Objetivos específicos:
Migração e o Direito à Educação
Migração é uma prática social de vários povos. Os motivos pelos quais a população se desloca varia conforme as necessidades do tempo histórico, do grupo social e das condições climáticas e econômicas. Muitos dos deslocamentos, entendidos aqui como fluxos migratórios, têm suas origens a partir de motivações extremamente diversas que podem ser voluntárias ou forçadas. São motivos, circunstâncias que forçam as populações migrantes a se deslocarem em busca de dignidade humana, de condições materiais de sobrevivência, de expressão da sua religiosidade, de posições políticas, entre tantos outros motivos. Nessa relação entre país receptor de imigrantes e país de emigrantes, o Brasil constitui-se como um país que de imigrações que, a cada época, objetivos distintos justificavam a entrada de estrangeiros em terras brasileiras.
Tratar de um tema como este é tecer uma radiografia do movimento da humanidade e de sua historicidade de deslocamentos como práticas sociais de determinados povos em determinados contextos socioculturais e históricos, mas sobretudo, como os Estados têm se posicionado frente aos deslocamentos e como produzem seus marcos regulatórios para a recepção e acolhimento desses migrantes internacionais e como as políticas são desenhadas para atender as necessidades pertinentes e peculiares desta população. Importante nesta análise é perceber as concepções de educação, sujeito, língua, cultura e diversidade cultural são veiculadas nesses documentos que têm como objetivo orientar construir representações acerca dos direitos aos quais devem ser assegurados e os sujeitos beneficiários dessas políticas.

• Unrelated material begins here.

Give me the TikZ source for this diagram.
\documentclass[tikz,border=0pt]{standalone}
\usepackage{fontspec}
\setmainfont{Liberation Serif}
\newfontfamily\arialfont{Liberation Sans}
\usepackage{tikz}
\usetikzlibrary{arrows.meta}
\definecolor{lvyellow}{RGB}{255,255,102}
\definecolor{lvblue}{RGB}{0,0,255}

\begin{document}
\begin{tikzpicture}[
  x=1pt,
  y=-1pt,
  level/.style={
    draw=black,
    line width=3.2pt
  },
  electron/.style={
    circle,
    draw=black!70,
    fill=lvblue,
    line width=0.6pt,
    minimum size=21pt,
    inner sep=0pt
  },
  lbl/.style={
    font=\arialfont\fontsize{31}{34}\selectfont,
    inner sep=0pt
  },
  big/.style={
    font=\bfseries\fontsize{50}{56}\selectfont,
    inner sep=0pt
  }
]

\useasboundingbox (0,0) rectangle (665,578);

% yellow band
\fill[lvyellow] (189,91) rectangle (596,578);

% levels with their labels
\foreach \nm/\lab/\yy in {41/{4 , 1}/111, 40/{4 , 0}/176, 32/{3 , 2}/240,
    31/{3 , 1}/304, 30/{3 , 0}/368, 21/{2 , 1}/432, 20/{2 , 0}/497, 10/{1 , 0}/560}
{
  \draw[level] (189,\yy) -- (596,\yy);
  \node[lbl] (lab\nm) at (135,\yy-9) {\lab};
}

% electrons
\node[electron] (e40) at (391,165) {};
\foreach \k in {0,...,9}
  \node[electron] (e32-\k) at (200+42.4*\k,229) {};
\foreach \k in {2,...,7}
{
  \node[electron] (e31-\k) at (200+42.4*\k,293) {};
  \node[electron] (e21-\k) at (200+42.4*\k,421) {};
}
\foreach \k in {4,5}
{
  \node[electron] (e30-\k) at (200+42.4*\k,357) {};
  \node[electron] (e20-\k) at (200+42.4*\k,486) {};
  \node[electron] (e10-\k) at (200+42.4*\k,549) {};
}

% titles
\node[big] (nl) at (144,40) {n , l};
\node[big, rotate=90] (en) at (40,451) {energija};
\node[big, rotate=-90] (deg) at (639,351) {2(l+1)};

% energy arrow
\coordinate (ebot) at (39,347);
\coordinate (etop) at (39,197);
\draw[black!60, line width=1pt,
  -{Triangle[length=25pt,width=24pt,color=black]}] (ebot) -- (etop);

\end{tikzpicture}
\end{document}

Historicamente, o Brasil, com a invasão portuguesa no século XV, mais precisamente no período colonial brasileiro ( séculos XVI ao XIX), as migrações compulsórias de povos africanos escravizados e indígenas tornaram-se uma prática para atender aos interesses econômicos da época. Após a abolição da escravatura no país (1888), novos fluxos imigratórios foram incentivados de modo que suprimisse a mão de obra escravizada, que fora liberta e, ao mesmo tempo, tinha o intuito de branquear a população brasileira. Mas foi somente na década de 1920 é que a legitimação da imigração em território nacional é reconhecida e implementada por meio de políticas reguladoras. (VÉRAN; NOAL; FAINSTAT, 2014). Na década de 1930 e as posteriores, intensifica-se a imigração europeia bem como a japonesa. Por conta da crise dos anos de 1980 e 1990 e supostamente a redemocratização do país, após 20 anos de ditatura militar, 1990, há um movimento contrário com a emigração de brasileiros ao exterior, sobretudo, para a Europa, Estados Unidos e Japão.

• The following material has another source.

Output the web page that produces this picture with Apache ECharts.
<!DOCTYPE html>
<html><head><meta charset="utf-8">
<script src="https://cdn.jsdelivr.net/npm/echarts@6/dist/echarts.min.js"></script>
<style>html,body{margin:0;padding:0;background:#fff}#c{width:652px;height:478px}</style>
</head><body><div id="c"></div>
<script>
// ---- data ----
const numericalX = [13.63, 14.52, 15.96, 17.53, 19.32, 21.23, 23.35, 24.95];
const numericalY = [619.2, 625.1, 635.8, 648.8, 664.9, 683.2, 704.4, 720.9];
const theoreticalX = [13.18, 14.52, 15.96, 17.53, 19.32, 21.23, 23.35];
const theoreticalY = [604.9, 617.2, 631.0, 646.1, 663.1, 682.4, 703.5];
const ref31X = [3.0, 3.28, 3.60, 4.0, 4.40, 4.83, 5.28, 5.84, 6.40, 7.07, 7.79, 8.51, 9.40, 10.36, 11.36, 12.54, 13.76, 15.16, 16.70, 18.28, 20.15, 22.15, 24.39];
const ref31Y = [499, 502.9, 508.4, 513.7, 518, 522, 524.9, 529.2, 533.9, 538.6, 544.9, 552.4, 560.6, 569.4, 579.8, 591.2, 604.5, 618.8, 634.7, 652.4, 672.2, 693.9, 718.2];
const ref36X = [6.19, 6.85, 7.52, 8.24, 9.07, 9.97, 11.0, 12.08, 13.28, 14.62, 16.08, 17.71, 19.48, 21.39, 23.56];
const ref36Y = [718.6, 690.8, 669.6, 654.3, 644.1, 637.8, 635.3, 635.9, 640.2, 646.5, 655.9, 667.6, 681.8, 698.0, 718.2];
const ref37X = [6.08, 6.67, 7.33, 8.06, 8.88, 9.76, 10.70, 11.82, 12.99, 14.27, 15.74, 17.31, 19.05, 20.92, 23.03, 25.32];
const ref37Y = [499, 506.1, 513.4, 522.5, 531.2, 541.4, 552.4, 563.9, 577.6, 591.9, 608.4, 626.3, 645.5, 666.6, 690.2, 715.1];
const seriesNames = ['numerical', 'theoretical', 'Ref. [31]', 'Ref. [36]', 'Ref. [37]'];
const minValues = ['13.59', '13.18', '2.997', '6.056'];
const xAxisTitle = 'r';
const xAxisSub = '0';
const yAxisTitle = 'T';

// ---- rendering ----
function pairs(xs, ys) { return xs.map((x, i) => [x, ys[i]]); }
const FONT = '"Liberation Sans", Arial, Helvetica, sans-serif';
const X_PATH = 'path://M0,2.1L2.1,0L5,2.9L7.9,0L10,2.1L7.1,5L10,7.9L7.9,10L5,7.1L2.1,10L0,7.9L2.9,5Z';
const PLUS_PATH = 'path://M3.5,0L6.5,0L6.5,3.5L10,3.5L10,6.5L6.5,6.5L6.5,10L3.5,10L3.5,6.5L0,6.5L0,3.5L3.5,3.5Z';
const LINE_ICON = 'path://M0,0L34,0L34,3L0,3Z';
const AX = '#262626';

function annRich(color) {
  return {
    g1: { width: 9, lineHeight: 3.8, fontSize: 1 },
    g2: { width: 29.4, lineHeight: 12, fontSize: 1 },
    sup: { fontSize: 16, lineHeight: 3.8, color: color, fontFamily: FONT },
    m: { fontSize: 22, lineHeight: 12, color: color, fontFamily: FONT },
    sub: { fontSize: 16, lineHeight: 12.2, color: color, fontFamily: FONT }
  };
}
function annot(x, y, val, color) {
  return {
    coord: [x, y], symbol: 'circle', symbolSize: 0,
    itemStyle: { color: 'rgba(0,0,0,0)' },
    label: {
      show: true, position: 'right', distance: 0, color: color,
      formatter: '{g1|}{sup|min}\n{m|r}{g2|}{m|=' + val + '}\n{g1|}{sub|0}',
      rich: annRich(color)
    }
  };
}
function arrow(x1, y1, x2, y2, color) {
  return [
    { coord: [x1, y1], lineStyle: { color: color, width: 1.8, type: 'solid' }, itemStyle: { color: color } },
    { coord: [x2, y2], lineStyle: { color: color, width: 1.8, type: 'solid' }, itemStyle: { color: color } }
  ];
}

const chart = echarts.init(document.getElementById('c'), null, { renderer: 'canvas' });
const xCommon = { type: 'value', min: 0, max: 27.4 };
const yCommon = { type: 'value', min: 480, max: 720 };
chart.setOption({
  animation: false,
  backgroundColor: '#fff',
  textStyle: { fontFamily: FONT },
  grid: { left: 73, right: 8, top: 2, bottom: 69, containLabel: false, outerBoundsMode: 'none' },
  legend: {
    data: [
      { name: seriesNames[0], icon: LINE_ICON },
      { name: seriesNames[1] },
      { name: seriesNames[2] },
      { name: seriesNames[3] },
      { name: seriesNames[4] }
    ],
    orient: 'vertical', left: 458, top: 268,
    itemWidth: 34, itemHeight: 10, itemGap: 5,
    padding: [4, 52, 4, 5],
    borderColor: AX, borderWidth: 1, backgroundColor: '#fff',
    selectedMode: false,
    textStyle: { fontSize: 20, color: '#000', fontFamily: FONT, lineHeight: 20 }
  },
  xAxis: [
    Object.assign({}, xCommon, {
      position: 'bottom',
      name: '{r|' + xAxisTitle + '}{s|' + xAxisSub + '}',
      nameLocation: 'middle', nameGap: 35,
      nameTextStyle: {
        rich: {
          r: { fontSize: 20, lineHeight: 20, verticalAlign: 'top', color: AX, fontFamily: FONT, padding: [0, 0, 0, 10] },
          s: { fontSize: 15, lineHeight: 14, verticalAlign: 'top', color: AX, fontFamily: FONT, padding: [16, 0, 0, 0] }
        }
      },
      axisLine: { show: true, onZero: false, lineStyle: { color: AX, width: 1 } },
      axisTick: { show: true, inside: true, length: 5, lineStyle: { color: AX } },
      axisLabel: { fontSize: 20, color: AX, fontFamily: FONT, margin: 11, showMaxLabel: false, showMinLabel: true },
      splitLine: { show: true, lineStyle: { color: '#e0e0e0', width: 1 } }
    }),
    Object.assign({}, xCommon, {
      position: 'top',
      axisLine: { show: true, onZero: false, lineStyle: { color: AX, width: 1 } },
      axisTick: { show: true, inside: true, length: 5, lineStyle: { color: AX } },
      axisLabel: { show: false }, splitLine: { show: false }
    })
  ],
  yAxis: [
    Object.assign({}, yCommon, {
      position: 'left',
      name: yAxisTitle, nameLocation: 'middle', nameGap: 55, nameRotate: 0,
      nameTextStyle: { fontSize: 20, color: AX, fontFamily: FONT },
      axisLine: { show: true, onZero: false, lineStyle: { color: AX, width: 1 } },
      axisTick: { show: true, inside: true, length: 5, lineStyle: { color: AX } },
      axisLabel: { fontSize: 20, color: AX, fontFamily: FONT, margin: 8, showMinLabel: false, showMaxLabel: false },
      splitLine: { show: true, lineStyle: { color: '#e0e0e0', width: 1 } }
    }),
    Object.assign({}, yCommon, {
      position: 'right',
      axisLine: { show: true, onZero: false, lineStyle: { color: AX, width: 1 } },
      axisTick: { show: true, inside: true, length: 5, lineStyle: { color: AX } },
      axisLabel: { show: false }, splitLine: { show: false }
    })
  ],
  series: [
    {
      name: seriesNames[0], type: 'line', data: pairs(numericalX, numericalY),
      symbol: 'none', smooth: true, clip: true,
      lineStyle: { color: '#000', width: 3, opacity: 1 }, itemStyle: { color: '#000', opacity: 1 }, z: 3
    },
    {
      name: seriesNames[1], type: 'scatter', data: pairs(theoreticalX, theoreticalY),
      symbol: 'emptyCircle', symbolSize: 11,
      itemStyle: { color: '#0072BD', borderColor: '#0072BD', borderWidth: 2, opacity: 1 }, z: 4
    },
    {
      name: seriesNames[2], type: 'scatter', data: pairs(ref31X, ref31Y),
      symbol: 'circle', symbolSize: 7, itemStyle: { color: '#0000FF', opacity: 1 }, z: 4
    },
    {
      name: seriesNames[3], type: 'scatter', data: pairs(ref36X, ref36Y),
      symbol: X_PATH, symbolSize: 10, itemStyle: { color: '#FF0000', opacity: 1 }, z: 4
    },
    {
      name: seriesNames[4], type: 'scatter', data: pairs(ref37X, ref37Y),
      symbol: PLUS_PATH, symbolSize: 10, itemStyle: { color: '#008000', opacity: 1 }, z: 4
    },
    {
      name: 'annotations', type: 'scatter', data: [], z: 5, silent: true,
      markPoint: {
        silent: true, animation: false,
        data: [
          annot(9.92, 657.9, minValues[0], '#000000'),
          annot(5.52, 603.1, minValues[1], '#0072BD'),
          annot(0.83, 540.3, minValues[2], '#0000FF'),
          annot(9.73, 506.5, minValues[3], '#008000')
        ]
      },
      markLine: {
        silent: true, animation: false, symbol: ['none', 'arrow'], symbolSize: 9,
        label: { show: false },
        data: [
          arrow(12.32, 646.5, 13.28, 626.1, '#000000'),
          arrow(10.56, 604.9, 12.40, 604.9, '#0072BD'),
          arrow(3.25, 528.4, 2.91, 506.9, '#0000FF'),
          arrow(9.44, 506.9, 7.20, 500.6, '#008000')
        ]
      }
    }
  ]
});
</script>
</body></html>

Mais recentemente, nos anos 2010, com a crise humanitária no Haiti e em 2017 na Venezuela, o Brasil passa a ser destino de imigrantes deslocados dos seus países por razoes e motivações distintas. Neste período, o Brasil recebeu 268,5 mil (IBGE, 2011) imigrantes internacionais e , dentre os diversos sujeitos deslocados, ressalta-se a entrada de imigrantes haitianos em terras brasileiras, o que reconfigurou os marcos regulatórios e as políticas imigratórias no Brasil uma vez que se evidenciou as falhas políticas em relação à imigração em razão de uma legislação defasada ( Estatuto do Estrangeiro de 1980) que não contemplava os novos fluxos migratórios e suas demandas na contemporaneidade (RODRIGUES; MARCHESE, 2016).
Apesar da Resolução Normativa Nº 97 de 2012 permitisse a concessão de visto humanitários aos imigrantes haitianos com duração de cinco anos, havia cotas para a emissão de visto, o que restringia um maior quantitativo de pessoas solicitarem seus vistos em Porto Príncipe. No entanto, essa restrição é revogada e cinco anos mais tarde é aprovada a Lei de Migração, Lei Nº 13.445 em 24 de maio de 2017, que substitui o Estatuto do Estrangeiro de 1980, elaborado durante o Regime Militar. Baseada em princípios dos Direitos Humanos, a Lei de Imigração (2017), difere-se sobremaneira da anterior, e prevê-se na Lei direitos e acessos a “serviços, programas e benefícios sociais, bens públicos, educação, assistência jurídica integral pública, trabalho, moradia, serviço bancário e seguridade social” (BRASIL, 2017).
O Brasil, sendo signatário de todas as convenções da Organização das Nações Unidas (ONU), sobretudo, dos Direitos Humanos, segue as orientações prescritas no ordenamento jurídico internacional de proteção aos refugiados e aos imigrantes internacionais e estas devem ser contempladas nas legislações nacionais.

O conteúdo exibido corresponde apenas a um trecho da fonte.